Let $\alpha = \frac{1 + \sqrt{5}}{2}$ be the golden ratio, and $k \in \mathbb{N}$ a positive integer. In what follows, for a real number $x$, $|x|$ is the distance from $x$ to $\mathbb{Z}$.

I'm going to try to find good rational approximations of both $\alpha$ and $k\alpha$ with the same denominator. My precise question is the following.
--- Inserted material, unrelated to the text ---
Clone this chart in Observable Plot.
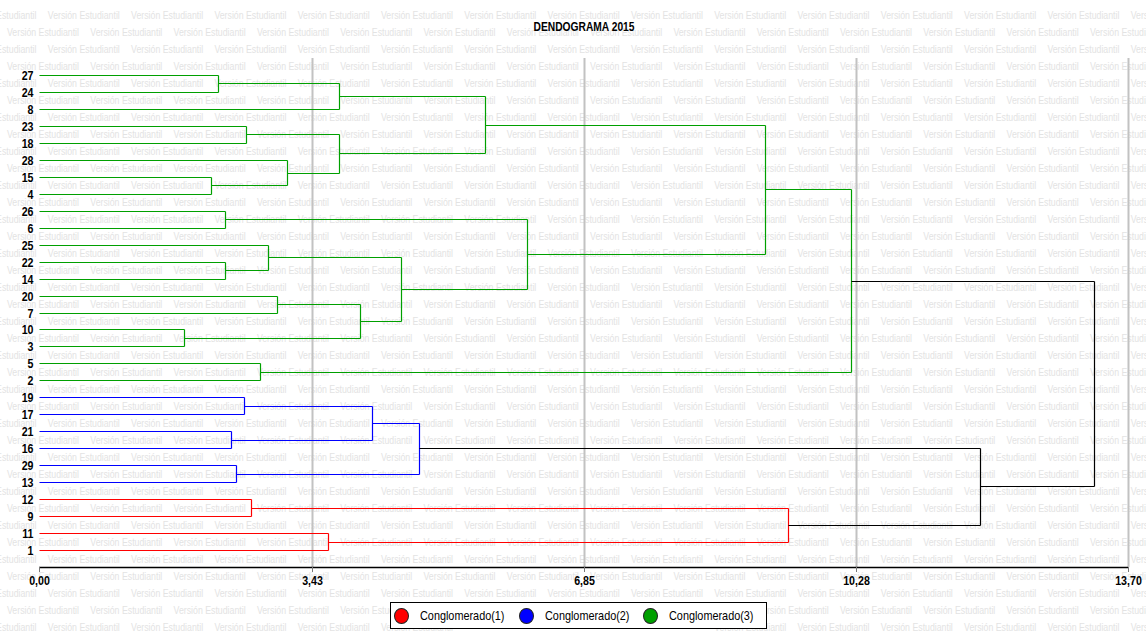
<!DOCTYPE html>
<html>
<head>
<meta charset="utf-8">
<script src="https://cdn.jsdelivr.net/npm/d3@7"></script>
<script src="https://cdn.jsdelivr.net/npm/@observablehq/plot@0.6"></script>
<style>
  body { margin: 0; background: #fff; }
  #wrap { position: relative; width: 1146px; height: 633px; overflow: hidden; background: #fff;
          font-family: "Liberation Sans", Arial, sans-serif; }
  #wm { position: absolute; left: 0; top: 0; }
  #title { position: absolute; left: 0; top: 19px; width: 1168px; text-align: center;
           font-weight: bold; font-size: 12.8px; line-height: 16px; color: #000; }
  #title span { display: inline-block; transform: scaleX(0.8); }
  #chart { position: absolute; left: 0; top: 45px; }
  #chart svg [aria-label$="tick label"] text { font-size: 13px !important; font-weight: bold !important; }
  #legend { position: absolute; left: 390px; top: 602px; width: 377px; height: 27px; box-sizing: border-box;
            border: 1px solid #000; background: #fff; }
  .item { position: absolute; top: 0; height: 25px; display: flex; align-items: center; }
  .dot { width: 15px; height: 16px; border-radius: 50%; border: 1px solid #222; box-sizing: border-box; flex: none; }
  .lab { margin-left: 11px; font-size: 13px; color: #000; white-space: nowrap;
         display: inline-block; transform: scaleX(0.835); transform-origin: 0 50%; }
</style>
</head>
<body>
<div id="wrap">
  <svg id="wm" width="1146" height="633"></svg>
  <div id="title"><span>DENDOGRAMA 2015</span></div>
  <div id="chart"></div>
  <div id="legend"></div>
</div>
<script>
// ---- data ----
const leaves = [27, 24, 8, 23, 18, 28, 15, 4, 26, 6, 25, 22, 14, 20, 7, 10, 3, 5, 2, 19, 17, 21, 16, 29, 13, 12, 9, 11, 1];
// merges: children are leaf labels (numbers) or earlier merge ids ("m0", ...)
const mergeLeft   = [27, "m0", 23, 15, 28, "m2", "m1", 26, 22, 25, 20, 10, "m10", "m9", "m7", "m6", 5, "m15", 19, 21, "m18", 29, "m20", 12, 11, "m23", "m22", "m17"];
const mergeRight  = [24, 8, 18, 4, "m3", "m4", "m5", 6, 14, "m8", 7, 3, "m11", "m12", "m13", "m14", 2, "m16", 17, 16, "m19", 13, "m21", 9, 1, "m24", "m25", "m26"];
const mergeHeight = [2.25, 3.77, 2.60, 2.16, 3.12, 3.77, 5.61, 2.34, 2.34, 2.88, 2.99, 1.83, 4.04, 4.55, 6.14, 9.13, 2.78, 10.21, 2.58, 2.42, 4.19, 2.48, 4.78, 2.67, 3.64, 9.42, 11.84, 13.27];
const mergeCluster = [3, 3, 3, 3, 3, 3, 3, 3, 3, 3, 3, 3, 3, 3, 3, 3, 3, 3, 2, 2, 2, 2, 2, 1, 1, 1, 0, 0];
const clusterNames = ["Conglomerado(1)", "Conglomerado(2)", "Conglomerado(3)"];
const clusterColors = ["#ff0000", "#0000ff", "#00a000"];
const joinColor = "#000000";
const xTicks = [0, 3.43, 6.85, 10.28, 13.70];
const xMax = 13.70;

// ---- build segments ----
const pos = new Map(); // id -> {x, y}
leaves.forEach((l, i) => pos.set(l, {x: 0, y: i}));
const segs = [];
mergeHeight.forEach((h, k) => {
  const a = pos.get(mergeLeft[k]), b = pos.get(mergeRight[k]);
  const c = mergeCluster[k] ? clusterColors[mergeCluster[k] - 1] : joinColor;
  segs.push({x1: a.x, y1: a.y, x2: h, y2: a.y, c});
  segs.push({x1: b.x, y1: b.y, x2: h, y2: b.y, c});
  segs.push({x1: h, y1: a.y, x2: h, y2: b.y, c});
  pos.set("m" + k, {x: h, y: (a.y + b.y) / 2});
});

// ---- watermark (skipping copies fully hidden under the legend box) ----
const wm = d3.select("#wm");
for (let k = 0; k < 37; k++) {
  const y = 15 + 17 * k;
  for (let x = (k % 2 === 0 ? -35.5 : 7); x < 1146; x += 83.3) {
    if (y > 603 && y < 628 && x > 390 && x + 72 < 767) continue;
    wm.append("text").attr("x", x).attr("y", y).attr("dy", "0.35em")
      .attr("font-size", 10.5).attr("fill", "#e3e3e3")
      .attr("textLength", 72).attr("lengthAdjust", "spacingAndGlyphs")
      .text("Versión Estudiantil");
  }
}

// ---- chart ----
const chart = Plot.plot({
  width: 1146,
  height: 550,
  marginLeft: 39,
  marginRight: 18,
  marginTop: 13,
  marginBottom: 28,
  style: {background: "transparent", fontFamily: '"Liberation Sans", Arial, sans-serif', color: "#000"},
  x: {domain: [0, xMax], round: true, axis: null},
  y: {domain: [-1, leaves.length], reverse: true, round: true, axis: null},
  marks: [
    Plot.ruleX(xTicks.slice(1), {stroke: "#c2c2c2", strokeWidth: 2}),
    Plot.ruleY([leaves.length], {x1: 0, x2: xMax, stroke: "#000", strokeWidth: 1.6}),
    Plot.axisX({ticks: xTicks, tickFormat: d => d.toFixed(2).replace(".", ","), tickSize: 5,
                stroke: "#777", tickPadding: 3, fontWeight: "bold", fontSize: 13, fill: "#000"}),
    Plot.axisY({ticks: d3.range(leaves.length), tickFormat: i => leaves[i], tickSize: 0,
                tickPadding: 6, fontWeight: "bold", fontSize: 13, fill: "#000"}),
    Plot.link(segs, {x1: "x1", y1: "y1", x2: "x2", y2: "y2", stroke: "c", strokeWidth: 1.2})
  ]
});
// narrow (Arial Narrow–like) tick labels: horizontal squeeze about each label's anchor
chart.querySelectorAll('[aria-label$="tick label"] text').forEach(t => {
  const tr = t.getAttribute("transform") || "";
  t.setAttribute("transform", tr + " scale(0.82,1)");
});
document.getElementById("chart").appendChild(chart);

// ---- legend ----
const legend = document.getElementById("legend");
clusterNames.forEach((name, i) => {
  const it = document.createElement("div");
  it.className = "item";
  it.style.left = (3 + i * 124.7) + "px";
  it.innerHTML = `<div class="dot" style="background:${clusterColors[i]}"></div><div class="lab">${name}</div>`;
  legend.appendChild(it);
});
</script>
</body>
</html>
Fix a positive $\epsilon >0$. I was wondering if it were possible to characterise those integers $k$ as above such that there exists a sequence $(n_m)_{m \in \mathbb{N}}$ such that the two followings things hold

  1. $|n_m \alpha| \rightarrow 0$
  2. $|n_m (k\alpha)| \leq \frac{\epsilon}{n_m}$

A basic remark is that for such a sequence to exist it is necessary that $\epsilon$ be less than $\frac{C}{k}$ for $C$ the constant such that for all $n$ we have $|n \alpha| \geq \frac{C}{n}$.

More precise questions are:

Question 1. Could it be true that for a given $\epsilon$, it is possible to find such a sequence for any $k$ big enough?

Question 2. If the answer to the previous question is no. Given $\epsilon$, can anyone say anything about the density of the set of $k$s such that the property above holds? In particular, does this density tend to zero when $\epsilon$ tend to $0$?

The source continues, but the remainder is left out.